The Coalition actually started here in our church over ten years ago. We didn’t know what to do with the people who would show up in our office asking for money for gas or rent, how best to help them or even whether we should, or if we were just feeding the problem. I asked Carol Bradley to help – she was the chair of the Mission committee back then – and she began researching what others did, and what was available. She came to the wise conclusion that our help would be so much more effective if churches pooled their money together, and if we hired someone who could actually help direct people to the resources already out there. That’s how the Coalition was born. We still support it to this day, giving a large proportion of the Mission money we give from your pledges. 

So Mike Schmidt, one of our current Mission elders, organized a bunch of us to go down to the Coalition building on Jefferson Street in Newark. The fences had gotten overgrown with weeds and trees and vines that needed to come down – including poison ivy, as it turns out. It became kind of a badge of honor, if you came home with poison ivy. Twenty people got one side of the fence cleared out. It was a great way to spend a Sabbath afternoon. 

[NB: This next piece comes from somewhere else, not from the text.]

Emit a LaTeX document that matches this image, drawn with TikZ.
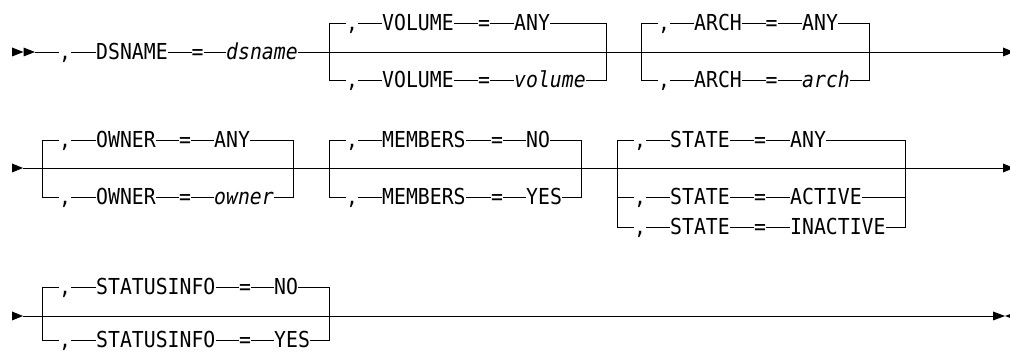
\documentclass[tikz,border=0pt]{standalone}
\usepackage{fontspec}
\newfontfamily\rrfont[FakeStretch=0.9]{DejaVu Sans Mono}

\begin{document}
\begin{tikzpicture}[x=1pt,y=-1pt,
  tok/.style={anchor=west,inner xsep=0pt,inner ysep=0pt,text height=16pt,text depth=0pt,font=\rrfont\fontsize{22}{26}\selectfont},
  var/.style={tok,font=\rrfont\fontsize{22}{26}\selectfont\itshape},
  rail/.style={line width=0.9pt},
  tip/.style={fill=black}]
\useasboundingbox (0,0) rectangle (1010,352);

% row 1
\fill[tip] (12,47.5)--(23.5,52)--(12,56.5)--cycle;
\fill[tip] (23.5,47.5)--(35,52)--(23.5,56.5)--cycle;
\coordinate (s1) at (35,52);
\node[tok] (c1) at (59,52) {,};
\node[tok] (dsn) at (96,52) {DSNAME};
\node[tok] (e1) at (191.5,52) {=};
\node[var] (dsv) at (226,52) {dsname};
\coordinate (t1) at (1003,52);
\draw[rail] (s1)--(c1)--(dsn)--(e1)--(dsv)--(t1);
\fill[tip] (1003,47.5)--(1014,52)--(1003,56.5)--cycle;

\node[tok] (vc1) at (346,23) {,};
\node[tok] (vk1) at (382,23) {VOLUME};
\node[tok] (ve1) at (478,23) {=};
\node[tok] (vv1) at (514,23) {ANY};
\node[tok] (vc2) at (346,80) {,};
\node[tok] (vk2) at (382,80) {VOLUME};
\node[tok] (ve2) at (478,80) {=};
\node[var] (vv2) at (514,80) {volume};
\coordinate (vlb) at (329,80);
\coordinate (vrb) at (606,80);
\draw[rail] (vc1)-|(vlb)--(vc2);
\draw[rail] (vv1)-|(vrb)--(vv2);
\draw[rail] (vc1)--(vk1)--(ve1)--(vv1);
\draw[rail] (vc2)--(vk2)--(ve2)--(vv2);

\node[tok] (ac1) at (658,23) {,};
\node[tok] (ak1) at (694,23) {ARCH};
\node[tok] (ae1) at (765.5,23) {=};
\node[tok] (av1) at (802,23) {ANY};
\node[tok] (ac2) at (658,80) {,};
\node[tok] (ak2) at (694,80) {ARCH};
\node[tok] (ae2) at (765.5,80) {=};
\node[var] (av2) at (802,80) {arch};
\coordinate (alb) at (641,80);
\coordinate (arb) at (869,80);
\draw[rail] (ac1)-|(alb)--(ac2);
\draw[rail] (av1)-|(arb)--(av2);
\draw[rail] (ac1)--(ak1)--(ae1)--(av1);
\draw[rail] (ac2)--(ak2)--(ae2)--(av2);

% row 2
\fill[tip] (12,163.5)--(23,168)--(12,172.5)--cycle;
\coordinate (s2) at (23,168);
\coordinate (t2) at (1003,168);
\draw[rail] (s2)--(t2);
\fill[tip] (1003,163.5)--(1014,168)--(1003,172.5)--cycle;

\node[tok] (oc1) at (59,140) {,};
\node[tok] (ok1) at (96,140) {OWNER};
\node[tok] (oe1) at (179,140) {=};
\node[tok] (ov1) at (214,140) {ANY};
\node[tok] (oc2) at (59,197) {,};
\node[tok] (ok2) at (96,197) {OWNER};
\node[tok] (oe2) at (179,197) {=};
\node[var] (ov2) at (214,197) {owner};
\coordinate (olb) at (42,197);
\coordinate (orb) at (293,197);
\draw[rail] (oc1)-|(olb)--(oc2);
\draw[rail] (ov1)-|(orb)--(ov2);
\draw[rail] (oc1)--(ok1)--(oe1)--(ov1);
\draw[rail] (oc2)--(ok2)--(oe2)--(ov2);

\node[tok] (mc1) at (346,140) {,};
\node[tok] (mk1) at (382,140) {MEMBERS};
\node[tok] (me1) at (491,140) {=};
\node[tok] (mv1) at (526,140) {NO};
\node[tok] (mc2) at (346,197) {,};
\node[tok] (mk2) at (382,197) {MEMBERS};
\node[tok] (me2) at (491,197) {=};
\node[tok] (mv2) at (526,197) {YES};
\coordinate (mlb) at (329,197);
\coordinate (mrb) at (581,197);
\draw[rail] (mc1)-|(mlb)--(mc2);
\draw[rail] (mv1)-|(mrb)--(mv2);
\draw[rail] (mc1)--(mk1)--(me1)--(mv1);
\draw[rail] (mc2)--(mk2)--(me2)--(mv2);

\node[tok] (sc1) at (634,140) {,};
\node[tok] (sk1) at (670,140) {STATE};
\node[tok] (se1) at (754,140) {=};
\node[tok] (sv1) at (790,140) {ANY};
\node[tok] (sc2) at (634,197) {,};
\node[tok] (sk2) at (670,197) {STATE};
\node[tok] (se2) at (754,197) {=};
\node[tok] (sv2) at (790,197) {ACTIVE};
\node[tok] (sc3) at (634,227) {,};
\node[tok] (sk3) at (670,227) {STATE};
\node[tok] (se3) at (754,227) {=};
\node[tok] (sv3) at (790,227) {INACTIVE};
\coordinate (sl2) at (617,197);
\coordinate (slb) at (617,227);
\coordinate (sr2) at (905,197);
\coordinate (srb) at (905,227);
\draw[rail] (sc1)-|(slb)--(sc3);
\draw[rail] (sv1)-|(srb)--(sv3);
\draw[rail] (sl2)--(sc2);
\draw[rail] (sv2)--(sr2);
\draw[rail] (sc1)--(sk1)--(se1)--(sv1);
\draw[rail] (sc2)--(sk2)--(se2)--(sv2);
\draw[rail] (sc3)--(sk3)--(se3)--(sv3);

% row 3
\fill[tip] (12,311.5)--(23,316)--(12,320.5)--cycle;
\coordinate (s3) at (23,316);
\coordinate (t3) at (993,316);
\draw[rail] (s3)--(t3);
\fill[tip] (993,311.5)--(1005,316)--(993,320.5)--cycle;
\fill[tip] (1017,311.5)--(1005,316)--(1017,320.5)--cycle;

\node[tok] (ic1) at (59,287) {,};
\node[tok] (ik1) at (96,287) {STATUSINFO};
\node[tok] (ie1) at (239,287) {=};
\node[tok] (iv1) at (274,287) {NO};
\node[tok] (ic2) at (59,340) {,};
\node[tok] (ik2) at (96,340) {STATUSINFO};
\node[tok] (ie2) at (239,340) {=};
\node[tok] (iv2) at (274,340) {YES};
\coordinate (ilb) at (42,340);
\coordinate (irb) at (329,340);
\draw[rail] (ic1)-|(ilb)--(ic2);
\draw[rail] (iv1)-|(irb)--(iv2);
\draw[rail] (ic1)--(ik1)--(ie1)--(iv1);
\draw[rail] (ic2)--(ik2)--(ie2)--(iv2);
\end{tikzpicture}
\end{document}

I don’t want to suggest that honoring the Sabbath is optional; it’s not. It’s core to our faith. I’m just suggesting that we widen the view of what Sabbath is for. It’s for our own rest and restoration, of course. It’s for worshiping God, coming into God’s presence with singing. 

But part of what happens when we do that – when we come here – when we worship - is that we get out of the weeds of our own lives and look up. We see what God is up to in this world. We notice the ones standing next to us, the ones who are carrying burdens we might help lighten. We remember what the world is supposed to be like, what God wants for creation. We remember who God is, and who we are.

And then – I hope - we go out a little differently. A little lighter, maybe, ourselves, with our burdens lifted by prayer. And a little clearer about what the rest of the week is for. 

It’s not about serving our own interests. It’s about being light in the world – God’s light, in the world God loves.